Q&A Friday #106: Are We Failing To Educate Boys?

Q&A Friday #106: Are We Failing To Educate Boys?

Question: A civic organization I belong to recently gave out our annual scholarship to a senior at our local high school. We had 22 applications from females, and one from a male. The high school’s student body government is completely made up of girls. At my daughter’s academic awards ceremony this week, they passed out awards to the top four competitors from the elementary school Chess Club: 3 girls, one boy. Even the youth events at our local town rodeo this year were dominated by young girls.

What the hell is up with the young men in our culture, and what is all this going to mean in 15-20 years? — President Friedman

For a long while now as a society, we’ve put a tremendous amount of emphasis on helping women “catch-up” to men. However, we seem to have failed to notice that in many areas, women have caught up to and surpassed men, and now we need to start dealing that reality instead of ignoring it.

One of those areas is education. There’s an enormous imbalance that’s already showing up in college graduation rates;

In a few weeks, the first of the 2011 college grads will toss their mortarboards in the air and bid adieu to campus life. A healthy majority of those hat-tossers – 57%, actually – will be women.

There are a number of reasons this is happening.

(Thomas Mortenson, a senior scholar at the Pell Institute for the Study of Opportunity in Higher Education) argues that teaching styles and discipline policies cause boys to disengage sooner than girls and drop out at higher rates. Among his findings:

– In 2010, 72.8 percent of children lived with a father, down from 88.8 percent in 1960, when these data were first reported.

– In 2010, 62.8 percent of young men who graduated from high school enrolled in college, up 7.6 percentage points from 1970, but far below the continuation rate for young women–74 percent in 2010, up 25.5 percentage points from 1970. “Each spring, the Bureau of Labor Statistics puts out its spring study on recent high school graduates, and I’ve been compiling that data since 1959,” Mortenson told me. “The gap between males and females is now greater than 10 percentage points, and it’s never been that wide before” favoring girls during his years of analysis.

– Boys ages 6 to 14 are more than twice as likely as girls to have a developmental disability and three times as likely to be diagnosed with mental retardation.

Mortenson told me he thinks school format is partly to blame, with greater focus on writing and test preparation and fewer opportunities for active projects. As he puts it: “Boys have to be doing something: Things have to be blowing up or being built or going really fast. If you ask them to sit down and write and read, more physically passive activities will turn off boys before they turn off girls.”

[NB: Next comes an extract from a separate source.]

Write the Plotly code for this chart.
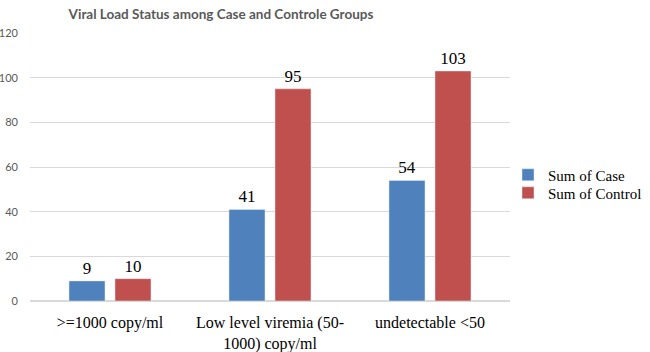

…”My perception over the last 40 years is we’ve provided a lot of support and encouragement for girls to try and take on new things,” he said, “but I’ve also seen no special effort to encourage boys to take on different subjects.”

“A growing percentage of boys are not getting the education they need for the industries that are growing, like health and service sectors,” he added. “I’ve tried to say to boys, ‘If you want a good job, think about becoming a nurse’ … but nobody ever introduces boys to entering these traditionally female occupations, and someone needs to do that.”

These days, our education system wastes a lot more human potential on the male side than the female side. That hasn’t always been the case, but it is today, even if many people insist it isn’t so because it conflicts with their liberal feminist political agenda.

As to what it’s going to mean in 20 years, it’ll mean a weaker economy, less eligible men for women who refuse to “marry down,” a lot less educated men than we should have, and an enormous number of wasted lives.